En 2003, soutenu par la Fondation Bettencourt Schueller dans le cadre du Prix Liliane Bettencourt pour les sciences du vivant, il poursuit des recherches novatrices sur la bactérie Escherichia coli, qui permettront de découvrir un mode de vieillissement inédit : la descendance clonale.

En 2005, il cofonde le CRI à Paris, devenu le Learning Planet Institute, pour promouvoir l’innovation pédagogique et inventer une formation interdisciplinaire, croisant l’étude du vivant, la physique, la chimie, les mathématiques, l’informatique et les sciences sociales.

Portrait de François Taddeï, lauréat du Prix Liliane Bettencourt pour les Sciences du Vivant, en 2003. ©Philippe Caron pour la Fondation Bettencourt Schueller
  • 1995 Doctorat à l’Université Paris-Sud

  • 1996 Post-doctorat dans les laboratoires du Docteur John Maynard Smith, et du Docteur Pierre-Henri Gouyon

  • 1997 Chercheur à l’Inserm

  • 2000 Chef de l’équipe Biologie systémique évolutive, laboratoire Génétique moléculaire évolutive et médicale, Université Paris Descartes

  • 2003 Prix Inserm de la recherche fondamentale

Ivan Matic en quelques mots

Ivan Matic rencontre la mutagénèse au cours de ses études supérieures en Croatie, et étudie les effets d’un agent alcalin sur la bactérie responsable de la salmonellose et Escherichia coli.

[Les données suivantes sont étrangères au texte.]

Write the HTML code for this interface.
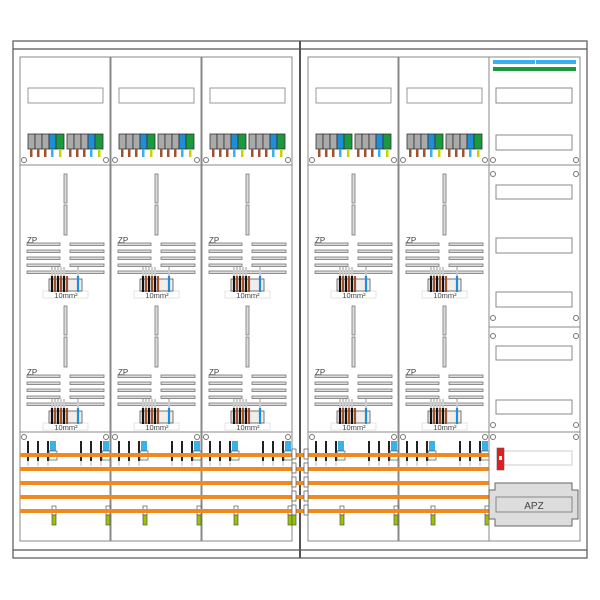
<!DOCTYPE html>
<html><head><style>body{margin:0;background:#fff}svg{display:block}</style></head><body>
<svg width="600" height="600" viewBox="0 0 600 600" xmlns="http://www.w3.org/2000/svg" font-family="Liberation Sans, sans-serif">
<defs>
<g id="tb">
 <rect x="0" y="0" width="7" height="15" fill="#aaa" stroke="#333" stroke-width="0.8"/>
 <rect x="7" y="0" width="7" height="15" fill="#aaa" stroke="#333" stroke-width="0.8"/>
 <rect x="14" y="0" width="7" height="15" fill="#aaa" stroke="#333" stroke-width="0.8"/>
 <rect x="21" y="0" width="7" height="15" fill="#1e8fd6" stroke="#333" stroke-width="0.8"/>
 <rect x="28" y="0" width="8" height="15" fill="#1a9a3c" stroke="#333" stroke-width="0.8"/>
 <rect x="2" y="15" width="2.5" height="8" fill="#a0522d"/>
 <rect x="9" y="15" width="2.5" height="8" fill="#a0522d"/>
 <rect x="16" y="15" width="2.5" height="8" fill="#a0522d"/>
 <rect x="23" y="15" width="2.5" height="8" fill="#3ab0ef"/>
 <rect x="31" y="15" width="2.5" height="8" fill="#c8d400"/>
</g>
<g id="meter">
 <rect x="44" y="0" width="3" height="29" fill="#ddd" stroke="#777" stroke-width="0.8"/>
 <rect x="44" y="31" width="3" height="30" fill="#ddd" stroke="#777" stroke-width="0.8"/>
 <g fill="#ddd" stroke="#777" stroke-width="0.8">
 <rect x="7" y="69" width="33" height="2.5"/><rect x="50" y="69" width="34" height="2.5"/>
 <rect x="7" y="76" width="33" height="2.5"/><rect x="50" y="76" width="34" height="2.5"/>
 <rect x="7" y="83" width="33" height="2.5"/><rect x="50" y="83" width="34" height="2.5"/>
 <rect x="7" y="90" width="33" height="2.5"/><rect x="50" y="90" width="34" height="2.5"/>
 <rect x="7" y="97" width="77" height="2.5"/>
 </g>
 <rect x="23" y="117" width="45" height="7" fill="none" stroke="#ddd" stroke-width="0.8"/>
 <rect x="29" y="105" width="33" height="12" fill="#eee" stroke="#555" stroke-width="0.8"/>
 <g stroke="#ccc" stroke-width="2"><line x1="32" y1="93" x2="32" y2="105"/><line x1="35" y1="93" x2="35" y2="105"/><line x1="38" y1="93" x2="38" y2="105"/><line x1="41" y1="93" x2="41" y2="105"/><line x1="44" y1="93" x2="44" y2="105"/><line x1="58" y1="93" x2="58" y2="105"/></g>
 <g stroke-width="2.2"><line x1="32" y1="102" x2="32" y2="118" stroke="#111"/><line x1="35" y1="102" x2="35" y2="118" stroke="#a0522d"/><line x1="38" y1="102" x2="38" y2="118" stroke="#111"/><line x1="41" y1="102" x2="41" y2="118" stroke="#a0522d"/><line x1="44" y1="102" x2="44" y2="118" stroke="#111"/><line x1="47" y1="102" x2="47" y2="118" stroke="#a0522d"/><line x1="58" y1="102" x2="58" y2="118" stroke="#1e8fd6"/></g>
</g>
<g id="bot">
 <circle cx="4" cy="437" r="2.5" fill="#fff" stroke="#777"/><circle cx="86" cy="437" r="2.5" fill="#fff" stroke="#777"/>
 <g stroke="#222" stroke-width="2"><line x1="8" y1="441" x2="8" y2="461"/><line x1="18" y1="441" x2="18" y2="461"/><line x1="28" y1="441" x2="28" y2="461"/><line x1="61" y1="441" x2="61" y2="461"/><line x1="71" y1="441" x2="71" y2="461"/><line x1="81" y1="441" x2="81" y2="461"/></g>
 <g stroke="#ddd" stroke-width="2"><line x1="8" y1="461" x2="8" y2="466"/><line x1="18" y1="461" x2="18" y2="466"/><line x1="28" y1="461" x2="28" y2="466"/><line x1="61" y1="461" x2="61" y2="466"/><line x1="71" y1="461" x2="71" y2="466"/><line x1="81" y1="461" x2="81" y2="466"/></g>
 <rect x="30" y="441" width="6" height="10" fill="#3ab0ef"/><rect x="83" y="441" width="6" height="10" fill="#3ab0ef"/>
 <rect x="29" y="451" width="8" height="9" fill="#fff" stroke="#555" stroke-width="0.7"/><rect x="82" y="451" width="8" height="9" fill="#fff" stroke="#555" stroke-width="0.7"/>
 <rect x="32" y="506" width="4" height="9" fill="#fff" stroke="#555" stroke-width="0.7"/><rect x="32" y="515" width="4" height="10" fill="#9bc400" stroke="#555" stroke-width="0.7"/>
 <rect x="86" y="506" width="4" height="9" fill="#fff" stroke="#555" stroke-width="0.7"/><rect x="86" y="515" width="4" height="10" fill="#9bc400" stroke="#555" stroke-width="0.7"/>
</g>
<g id="col">
 <rect x="0" y="57" width="90" height="484" fill="#fff" stroke="#888" stroke-width="1"/>
 <line x1="0" y1="165" x2="90" y2="165" stroke="#888"/>
 <line x1="0" y1="432" x2="90" y2="432" stroke="#888"/>
 <rect x="8" y="88" width="75" height="15" fill="none" stroke="#999"/>
 <use href="#tb" x="8" y="134"/><use href="#tb" x="47" y="134"/>
 <circle cx="4" cy="160" r="2.5" fill="#fff" stroke="#777"/><circle cx="86" cy="160" r="2.5" fill="#fff" stroke="#777"/>
 <use href="#meter" y="174"/><use href="#meter" y="306"/>
 <use href="#bot"/>
</g>
</defs>
<rect x="13" y="41" width="574" height="517" fill="#fff" stroke="#555" stroke-width="1.2"/>
<line x1="13" y1="49" x2="587" y2="49" stroke="#555" stroke-width="1.2"/>
<line x1="13" y1="550" x2="587" y2="550" stroke="#555" stroke-width="1.2"/>
<line x1="300" y1="41" x2="300" y2="558" stroke="#555" stroke-width="2"/>
<use href="#col" x="20"/><use href="#col" x="111"/><use href="#col" x="202"/>
<use href="#col" x="308"/><use href="#col" x="399"/>
<g fill="#f08a1e">
 <rect x="20" y="453" width="273" height="4"/><rect x="20" y="467" width="273" height="4"/><rect x="20" y="481" width="273" height="4"/><rect x="20" y="495" width="273" height="4"/><rect x="20" y="509" width="273" height="4"/>
 <rect x="308" y="453" width="181" height="4"/><rect x="308" y="467" width="181" height="4"/><rect x="308" y="481" width="181" height="4"/><rect x="308" y="495" width="181" height="4"/><rect x="308" y="509" width="181" height="4"/>
 <rect x="293" y="453" width="15" height="4"/><rect x="293" y="467" width="15" height="4"/><rect x="293" y="481" width="15" height="4"/><rect x="293" y="495" width="15" height="4"/><rect x="293" y="509" width="15" height="4"/>
</g>
<g fill="#fff" stroke="#555" stroke-width="0.7">
 <rect x="292" y="449" width="4" height="10"/><rect x="304" y="449" width="4" height="10"/>
 <rect x="292" y="463" width="4" height="10"/><rect x="304" y="463" width="4" height="10"/>
 <rect x="292" y="477" width="4" height="10"/><rect x="304" y="477" width="4" height="10"/>
 <rect x="292" y="491" width="4" height="10"/><rect x="304" y="491" width="4" height="10"/>
 <rect x="292" y="505" width="4" height="10"/><rect x="304" y="505" width="4" height="10"/>
</g>
<rect x="292" y="515" width="4" height="10" fill="#9bc400" stroke="#555" stroke-width="0.7"/>
<g font-size="8" fill="#444">
 <text x="27" y="243">ZP</text><text x="118" y="243">ZP</text><text x="209" y="243">ZP</text><text x="315" y="243">ZP</text><text x="406" y="243">ZP</text>
 <text x="27" y="375">ZP</text><text x="118" y="375">ZP</text><text x="209" y="375">ZP</text><text x="315" y="375">ZP</text><text x="406" y="375">ZP</text>
</g>
<g font-size="7.5" fill="#444" text-anchor="middle">
 <text x="66" y="298">10mm²</text><text x="157" y="298">10mm²</text><text x="248" y="298">10mm²</text><text x="354" y="298">10mm²</text><text x="445" y="298">10mm²</text>
 <text x="66" y="430">10mm²</text><text x="157" y="430">10mm²</text><text x="248" y="430">10mm²</text><text x="354" y="430">10mm²</text><text x="445" y="430">10mm²</text>
</g>
<rect x="489" y="57" width="91" height="484" fill="#fff" stroke="#888"/>
<line x1="489" y1="165" x2="580" y2="165" stroke="#888"/>
<line x1="489" y1="327" x2="580" y2="327" stroke="#888"/>
<line x1="489" y1="432" x2="580" y2="432" stroke="#888"/>
<rect x="493" y="60" width="42" height="4" fill="#3ab0ef"/><rect x="536" y="60" width="40" height="4" fill="#3ab0ef"/>
<rect x="493" y="67" width="83" height="4" fill="#1a9a3c"/>
<g fill="none" stroke="#888">
 <rect x="496" y="88" width="76" height="15"/><rect x="496" y="135" width="76" height="15"/>
 <rect x="496" y="185" width="76" height="14"/><rect x="496" y="238" width="76" height="15"/><rect x="496" y="292" width="76" height="15"/>
 <rect x="496" y="346" width="76" height="14"/><rect x="496" y="400" width="76" height="14"/>
</g>
<g fill="#fff" stroke="#777">
 <circle cx="493" cy="160" r="2.5"/><circle cx="576" cy="160" r="2.5"/>
 <circle cx="493" cy="174" r="2.5"/><circle cx="576" cy="174" r="2.5"/>
 <circle cx="493" cy="318" r="2.5"/><circle cx="576" cy="318" r="2.5"/>
 <circle cx="493" cy="336" r="2.5"/><circle cx="576" cy="336" r="2.5"/>
 <circle cx="493" cy="425" r="2.5"/><circle cx="576" cy="425" r="2.5"/>
 <circle cx="493" cy="437" r="2.5"/><circle cx="576" cy="437" r="2.5"/>
</g>
<rect x="503" y="451" width="69" height="14" fill="none" stroke="#ccc"/>
<rect x="497" y="448" width="7" height="22" fill="#e02020" stroke="#555" stroke-width="0.6"/>
<rect x="499" y="456" width="3" height="4" fill="#fff"/>
<path d="M495 483 H572 V490 H578 V519 H572 V526 H495 V519 H489 V490 H495 Z" fill="#ddd" stroke="#666"/>
<rect x="496" y="497" width="76" height="15" fill="none" stroke="#888"/>
<text x="534" y="509" font-size="10" fill="#444" text-anchor="middle">APZ</text>
</svg>
</body></html>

En 1995, il entreprend un Doctorat de génétique moléculaire et cellulaire et rejoint le laboratoire de Miroslav Radman, en même temps que François Taddei. Les trois chercheurs pérenniseront leur collaboration scientifique en créant le laboratoire TaMaRa au sein de l’Institut Jacques Monod. Ils réalisent ensemble des découvertes cruciales sur les implications évolutives et adaptatives des mutations génétiques et sur les mécanismes du vieillissement.

Ivan Matic se spécialise dans les mécanismes de réparation de l’ADN et dans les réponses moléculaires aux stress et au vieillissement.Pour combattre l’émergence de nouvelles maladies infectieuses et résoudre le problème de la résistance aux antibiotiques, Ivan Matic s’est donné pour mission de comprendre comment les mécanismes moléculaires et les fluctuations environnementales, impactent ces processus fondamentalement évolutifs.

Portrait d'Yvan Matic, lauréat du Prix Liliane Bettencourt pour les Sciences du Vivant, en 2003. ©Philippe Caron pour la Fondation Bettencourt Schueller
  • 1995 Doctorat de génétique moléculaire et cellulaire, Université Paris-Sud

  • 1995 Chargé de recherche de 1re classe au CNRS, Institut Jacques Monod, Paris

  • 2001 Directeur de recherche au CNRS, chef d’équipe au laboratoire Génétique moléculaire évolutive et médicale, Université Paris Descartes

Prix Liliane Bettencourt pour les sciences du vivant

Le Prix Liliane Bettencourt pour les sciences du vivant récompense chaque année un chercheur de moins de 45 ans pour l’excellence de ses travaux et sa contribution remarquable à son domaine de recherche scientifique. Ce prix est attribué selon les années à un chercheur établi en France ou travaillant dans un autre pays d'Europe. Vingt-sept lauréats ont été récompensés depuis 1997. A partir de 2023, la dotation de ce prix récompense personnellement le lauréat à hauteur de 100 000 euros.